Adams named his restaurant after Mathew and Andrew Douglass, his Scottish forefathers who resettled in the West Virginia hills. According to the chef’s statement that heralds the menu, Blackwater is a translation of their Gaelic surname. The ancestral Douglasses probably didn’t feast on baked baby brie or pesto-chicken linguine, but many items in the Blackwater pantry could have been kept in an 18th century Highlands larder. Adams has assembled a star-studded cast of locally available ingredients including mountain trout, apples and muscadines. Many items such as the New Zealand venison flank steak and the entirety of the wine list hail from other regions populated by footloose Celts.
Like a talented kid with more dreams than determination, Adams thinks big. You can’t help rooting for this guy. But too often he squanders his smarts on mischief-making, gratuitously saturating his creations with alcohol. His is a party menu, with no fewer than two-thirds of the meat entrees finished with booze. If the Culinary Institute of America had a Greek system, the boys of Kappa Epsilon Chi would probably use the frat kitchen to churn out concoctions like Adams’ ale-battered mushrooms and moonshine duck topped with drunken cherries. Hard stuff from Southern Comfort to Scots-whiskey cream is the proudly advertised not-so-secret ingredient in so many dishes that it’s hard not to wonder what else has been unwisely spiked. Surely those are chopped chives in the butter, but is that a hint of vodka in the aftertaste? Were the salad’s baby-spinach leaves washed in rum?

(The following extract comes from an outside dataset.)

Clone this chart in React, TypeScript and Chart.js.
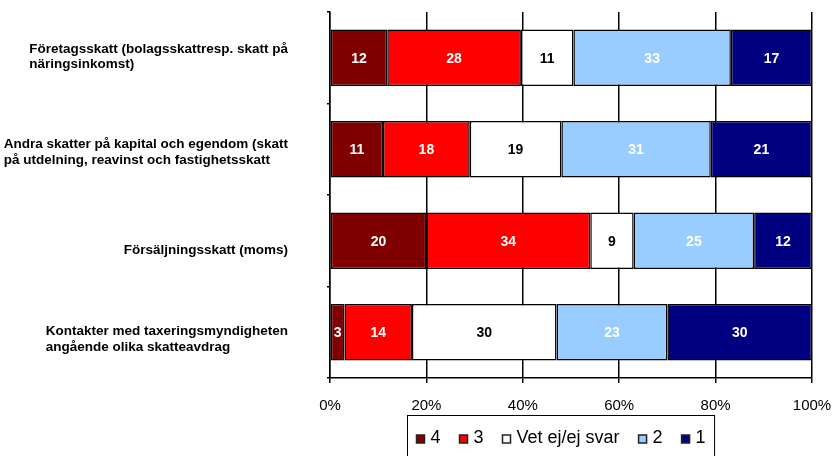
import React, { useEffect, useRef } from "react";
import { Chart, registerables } from "chart.js";

Chart.register(...registerables);

// ---- data ----
const categories: string[][] = [
  ["Företagsskatt (bolagsskattresp. skatt på", "näringsinkomst)"],
  ["Andra skatter på kapital och egendom (skatt", "på utdelning, reavinst och fastighetsskatt"],
  ["Försäljningsskatt (moms)"],
  ["Kontakter med taxeringsmyndigheten", "angående olika skatteavdrag"],
];
const seriesNames = ["4", "3", "Vet ej/ej svar", "2", "1"];
const series4 = [12, 11, 20, 3];
const series3 = [28, 18, 34, 14];
const seriesVet = [11, 19, 9, 30];
const series2 = [33, 31, 25, 23];
const series1 = [17, 21, 12, 30];
const xTickStep = 20;
const xMax = 100;

const rawSeries = [series4, series3, seriesVet, series2, series1];

// ---- style ----
const FONT = "'Liberation Sans', Arial, Helvetica, sans-serif";
const fillColors = ["#800000", "#FF0000", "#FFFFFF", "#99CCFF", "#000080"];
const valueColors = ["#FFFFFF", "#FFFFFF", "#000000", "#FFFFFF", "#FFFFFF"];
const labelShift = [-1, 3, 10, 7];

export default function App() {
  const ref = useRef<HTMLCanvasElement | null>(null);

  useEffect(() => {
    if (!ref.current) return;
    const totals = categories.map((_, j) =>
      rawSeries.reduce((s, arr) => s + arr[j], 0)
    );
    const datasets = rawSeries.map((arr, i) => ({
      label: seriesNames[i],
      data: arr.map((v, j) => (v / totals[j]) * 100),
      backgroundColor: fillColors[i],
      borderColor: "#000000",
      borderWidth: 1.5,
      borderSkipped: false as const,
      categoryPercentage: 1,
      barPercentage: 0.62,
    }));

    const decor = {
      id: "decor",
      afterDatasetsDraw(chart: any) {
        const ctx = chart.ctx;
        ctx.save();
        ctx.font = `bold 14px ${FONT}`;
        ctx.textAlign = "center";
        ctx.textBaseline = "middle";
        chart.data.datasets.forEach((_: any, i: number) => {
          const meta = chart.getDatasetMeta(i);
          meta.data.forEach((el: any, j: number) => {
            const p = el.getProps(["x", "y", "base"], true);
            ctx.fillStyle = valueColors[i];
            ctx.fillText(String(rawSeries[i][j]), (p.x + p.base) / 2, p.y + 1);
          });
        });
        ctx.restore();
      },
      afterDraw(chart: any) {
        const ctx = chart.ctx;
        const ca = chart.chartArea;
        const yScale = chart.scales.y;
        ctx.save();
        // category labels
        ctx.font = `bold 13.5px ${FONT}`;
        ctx.fillStyle = "#000";
        ctx.textAlign = "left";
        ctx.textBaseline = "middle";
        const right = ca.left - 42;
        (chart.data.labels as string[][]).forEach((lines, i) => {
          const cy = yScale.getPixelForValue(i) + labelShift[i];
          const w = Math.max(...lines.map((l) => ctx.measureText(l).width));
          const x0 = right - w;
          lines.forEach((l, k) => {
            ctx.fillText(l, x0, cy + (k - (lines.length - 1) / 2) * 15.5);
          });
        });
        // legend
        ctx.font = `18px ${FONT}`;
        const mW = 8, gapMT = 6, gapItem = 19, pad = 9;
        const widths = seriesNames.map((n) => ctx.measureText(n).width);
        const total =
          widths.reduce((s, w) => s + w + mW + gapMT, 0) + gapItem * (seriesNames.length - 1);
        const boxW = total + pad * 2;
        const cx = 561;
        const boxL = Math.round(cx - boxW / 2) + 0.5;
        const boxT = 415.5;
        ctx.strokeStyle = "#000";
        ctx.lineWidth = 1;
        ctx.strokeRect(boxL, boxT, boxW, 60);
        let x = boxL + pad;
        const ty = 438;
        seriesNames.forEach((n, i) => {
          ctx.fillStyle = fillColors[i];
          ctx.fillRect(x, ty - 3, mW, mW);
          ctx.lineWidth = 1.5;
          ctx.strokeStyle = "#222";
          ctx.strokeRect(x, ty - 3, mW, mW);
          ctx.fillStyle = "#000";
          ctx.fillText(n, x + mW + gapMT, ty);
          x += mW + gapMT + widths[i] + gapItem;
        });
        ctx.restore();
      },
    };

    const chart = new Chart(ref.current, {
      type: "bar",
      data: { labels: categories, datasets },
      options: {
        indexAxis: "y",
        responsive: false,
        animation: false,
        devicePixelRatio: 1,
        layout: { padding: { top: 12, right: 24, left: 0, bottom: 0 } },
        plugins: {
          legend: { display: false },
          tooltip: { enabled: false },
        },
        scales: {
          x: {
            type: "linear",
            stacked: true,
            min: 0,
            max: xMax,
            afterFit: (s: any) => {
              s.height = 78;
              s.paddingLeft = 0;
              s.paddingRight = 0;
            },
            ticks: {
              stepSize: xTickStep,
              callback: (v: any) => `${v}%`,
              font: { family: FONT, size: 15 },
              color: "#000",
              padding: 14,
              maxRotation: 0,
            },
            grid: {
              color: "#000",
              lineWidth: 1.5,
              tickLength: 5,
              drawTicks: true,
            },
            border: { display: true, color: "#000", width: 1.5 },
          },
          y: {
            type: "category",
            stacked: true,
            offset: true,
            afterFit: (s: any) => {
              s.width = 330;
            },
            ticks: { display: false },
            grid: {
              display: true,
              offset: true,
              drawOnChartArea: false,
              drawTicks: true,
              tickLength: 3,
              color: "#000",
              lineWidth: 1.5,
            },
            border: { display: true, color: "#000", width: 1.5 },
          },
        },
      },
      plugins: [decor],
    });
    return () => chart.destroy();
  }, []);

  return (
    <div
      style={{
        position: "fixed",
        left: 0,
        top: 0,
        width: 836,
        height: 456,
        background: "#fff",
      }}
    >
      <canvas ref={ref} width={836} height={456} style={{ display: "block" }} />
    </div>
  );
}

When the kitchen buckles down and gets serious, it does a lovely job with the standards. A spinach-artichoke spread, while not winning any points for innovation, is the perfect shareable appetizer. Unlike some renditions of the dish, the dip isn’t pureed into submission. The salads are equally promising, although the whiskey-smoked trout shredded atop the Caesar salad doesn’t fully meld with the other flavors sharing the plate.
The entrees are served with two sides, selected from a list of five. Cheddar grits, garlic mashed potatoes, peas and carrots, collard greens and sweet potatoes vied for our attention. None of the sides threatened to overshadow the main dishes, although all are well-executed enough to precisely counterbalance the entrees’ taste profiles.

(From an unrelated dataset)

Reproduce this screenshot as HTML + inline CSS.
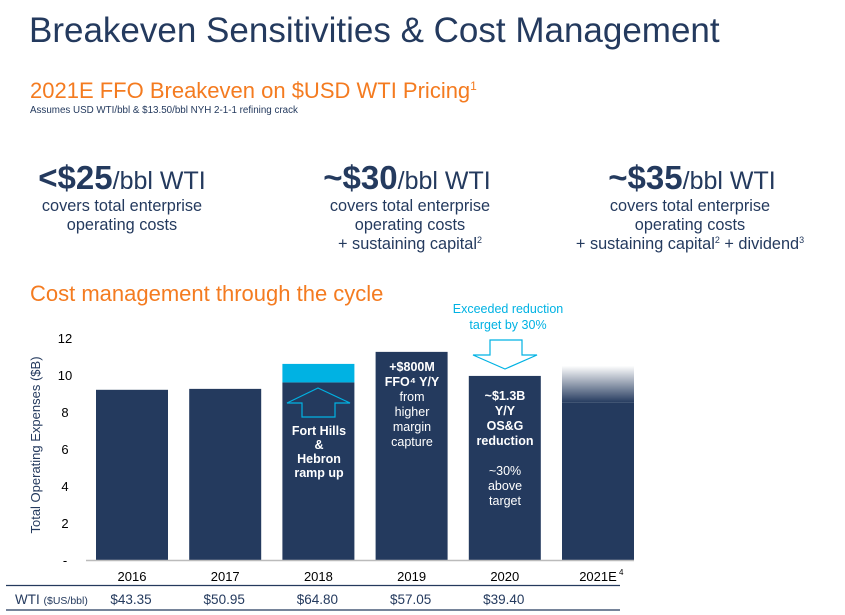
<!DOCTYPE html>
<html><head><meta charset="utf-8">
<style>
html,body{margin:0;padding:0;background:#fff;}
svg{display:block;font-family:"Liberation Sans",Arial,sans-serif;}
</style></head>
<body>
<svg id="c" width="845" height="615" viewBox="0 0 845 615" xmlns="http://www.w3.org/2000/svg">
<text x="29" y="42" font-size="35" fill="#243a5e">Breakeven Sensitivities &amp; Cost Management</text>
<text x="30" y="98" font-size="22" fill="#f47b20">2021E FFO Breakeven on $USD WTI Pricing<tspan font-size="12" dy="-8">1</tspan></text>
<text x="30" y="113" font-size="9.8" fill="#243a5e">Assumes USD WTI/bbl &amp; $13.50/bbl NYH 2-1-1 refining crack</text>

<g fill="#243a5e" text-anchor="middle">
<text x="122" y="189"><tspan font-size="33" font-weight="bold">&lt;$25</tspan><tspan font-size="25">/bbl WTI</tspan></text>
<text x="122" y="211" font-size="16.3">covers total enterprise</text>
<text x="122" y="230" font-size="16.3">operating costs</text>
</g>
<g fill="#243a5e" text-anchor="middle">
<text x="407" y="189"><tspan font-size="33" font-weight="bold">~$30</tspan><tspan font-size="25">/bbl WTI</tspan></text>
<text x="410" y="211" font-size="16.3">covers total enterprise</text>
<text x="410" y="230" font-size="16.3">operating costs</text>
<text x="410" y="249" font-size="16.3">+ sustaining capital<tspan font-size="9" dy="-6">2</tspan></text>
</g>
<g fill="#243a5e" text-anchor="middle">
<text x="692" y="189"><tspan font-size="33" font-weight="bold">~$35</tspan><tspan font-size="25">/bbl WTI</tspan></text>
<text x="690" y="211" font-size="16.3">covers total enterprise</text>
<text x="690" y="230" font-size="16.3">operating costs</text>
<text x="690" y="249" font-size="16.3">+ sustaining capital<tspan font-size="9" dy="-6">2</tspan><tspan dy="6"> + dividend</tspan><tspan font-size="9" dy="-6">3</tspan></text>
</g>

<text x="30" y="301" font-size="22" fill="#f47b20">Cost management through the cycle</text>
<defs>
<linearGradient id="fade" x1="0" y1="0" x2="0" y2="1">
<stop offset="0" stop-color="#243a5e" stop-opacity="0"/>
<stop offset="1" stop-color="#243a5e" stop-opacity="1"/>
</linearGradient>
</defs>
<g id="plot"></g>
</svg>
<script>
const years = ['2016','2017','2018','2019','2020','2021E'];
const opex = [9.2, 9.25, 9.6, 11.25, 9.95, 10.5];
const growth = [0, 0, 1.0, 0, 0, 0];
const solid2021 = 8.5;
const wti = ['$43.35','$50.95','$64.80','$57.05','$39.40',''];
const yTicks = [0,2,4,6,8,10,12];
const yTickLabels = ['-','2','4','6','8','10','12'];

const NS='http://www.w3.org/2000/svg';
const g=document.getElementById('plot');
const y0=560, pxPerUnit=18.5;
const yScale=v=>y0-v*pxPerUnit;
const slotX=i=>96+i*93.2;
const barW=72;
function mk(tag,attrs,text){const e=document.createElementNS(NS,tag);for(const k in attrs)e.setAttribute(k,attrs[k]);if(text!==undefined)e.textContent=text;g.appendChild(e);return e;}

yTicks.forEach((t,i)=>{
  const e=mk('text',{x:65,y:yScale(t)+5,'font-size':13,fill:'#000','text-anchor':'middle'},yTickLabels[i]);
  
  
});
const yt=mk('text',{x:0,y:0,'font-size':13,fill:'#243a5e','text-anchor':'middle',transform:'translate(40,445) rotate(-90)'},'Total Operating Expenses ($B)');



years.forEach((yr,i)=>{
  const x=slotX(i);
  if(yr==='2021E'){
    const r1=mk('rect',{x:x,y:yScale(opex[i]),width:barW,height:yScale(solid2021)-yScale(opex[i]),fill:'url(#fade)'});
    
    
    const r2=mk('rect',{x:x,y:yScale(solid2021),width:barW,height:y0-yScale(solid2021),fill:'#243a5e'});
    
    
  } else {
    const r=mk('rect',{x:x,y:yScale(opex[i]),width:barW,height:y0-yScale(opex[i]),fill:'#243a5e'});
    
    
    if(growth[i]>0){
      const c=mk('rect',{x:x,y:yScale(opex[i]+growth[i]),width:barW,height:growth[i]*pxPerUnit,fill:'#00b2e3'});
      
      
    }
  }
  const lbl=mk('text',{x:x+barW/2,y:581,'font-size':13,fill:'#000','text-anchor':'middle'},yr);
  
  
  if(wti[i]){
    const w=mk('text',{x:x+barW/2-1,y:604,'font-size':13.5,fill:'#243a5e','text-anchor':'middle'},wti[i]);
    
    
  }
});
const sup=mk('text',{x:619,y:575,'font-size':8,fill:'#000'},'4');



const base=mk('line',{x1:86,y1:y0+0.5,x2:634,y2:y0+0.5,stroke:'#bbb','stroke-width':1.5});


const l1=mk('line',{x1:6,y1:585.5,x2:620,y2:585.5,stroke:'#243a5e','stroke-width':1.3});


const l2=mk('line',{x1:6,y1:610,x2:620,y2:610,stroke:'#243a5e','stroke-width':1.3});


const wl=mk('text',{x:15,y:604,'font-size':13.5,fill:'#243a5e'},'WTI ');


const wl2=mk('tspan',{'font-size':10.5},'($US/bbl)');
wl.appendChild(wl2);

// arrows
const up=mk('path',{d:'M318,388 L350,403 L335,403 L335,417 L302,417 L302,403 L287,403 Z',fill:'none',stroke:'#00b2e3','stroke-width':1.2});


const down=mk('path',{d:'M490,340 L522,340 L522,355 L537,355 L505,369 L473,355 L490,355 Z',fill:'none',stroke:'#00b2e3','stroke-width':1.2});



function block(lines,cx,y,lh,name,bold,color,size){
  const t=mk('text',{x:cx,y:y,'font-size':size||12.5,fill:color||'#fff','text-anchor':'middle','font-weight':bold?'bold':'normal'});
  
  
  lines.forEach((l,i)=>{const s=document.createElementNS(NS,'tspan');s.setAttribute('x',cx);s.setAttribute('y',y+i*lh);
    if(typeof l==='string'){s.textContent=l;} else {s.textContent=l[0];s.setAttribute('font-weight',l[1]?'bold':'normal');}
    t.appendChild(s);});
}
block(['Fort Hills','&','Hebron','ramp up'],319,435,14,'rampup-annotation',true);
block([['+$800M',true],['FFO⁴ Y/Y',true],['from',false],['higher',false],['margin',false],['capture',false]],412,371,15,'ffo-annotation',false);
block([['~$1.3B',true],['Y/Y',true],['OS&G',true],['reduction',true],['',false],['~30%',false],['above',false],['target',false]],505,400,15,'reduction-annotation',false);
block(['Exceeded reduction','target by 30%'],508,313,16,'exceeded-annotation',false,'#00b2e3',12.5);
</script>
</body></html>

The quality of the entrees varied widely. It was sad to think the venison traveled halfway around the globe to make such a schlumpy debut: It was so tough that hacking away at it could constitute a workout for some middle-aged diners (fortunately, my mother has been toning her upper arms in anticipation of a Christmas break escape to Aruba). But the whiskey-smoked ribs, bathed in a blackberry-barbecue sauce, were delectably tender. The beef tenderloin was also cooked nicely, and could easily comfort a meat-and-potatoes Hubert’s veteran asea in Adams’ hopped-up mountain-noveau cuisine.
The moonshine duck was a true novelty dish, with the Georgia-stilled corn liquor brine adding no perceptible flavor to the unsauced meat. The fruit juice and herbs touted by the menu were similarly hushed, taking a backseat to the salt that overpowered the dish.
Adams obviously wants his customers to like his food as much as he does. He brightly offers smaller “try it, you’ll like it” portions of most dishes from appetizers to desserts, a strategy that more restaurants could learn from. Even if the small portions of pumpkin-bread pudding, a pie-like pastry that reeks of autumn, and the gooey chocolate brownie are as hefty as regular portions elsewhere, associating the word “small” with dessert is a sure way to persuade even the most-dedicated Weight Watchers member to go for just one more course.
Adams and his well-informed servers especially like the sweet-potato halibut. Between the menu’s adulatory verbiage and our server’s hearty endorsement, placing an order for the crusted fish became inevitable. But it seemed the folks in the back of the house didn’t share the front’s reverence for the dish: The fish emerged from the kitchen so overcooked that every trace of its innate halibutness was obliterated. Even my father who famously pays no heed to food-expiration dates couldn’t finish it.
Our server didn’t flinch when we sent the dish back. The complaint was handled in a highly professional manner, with a pair of desserts removed from our check in apology. But more importantly, the second halibut which was obviously prepared with tremendous care was every bit as good as promised.
Blackwater Grille has all the tools it needs to succeed. It’s a smart, friendly place with creativity to spare. If its work ethic catches up with its talent, it could be first in its class.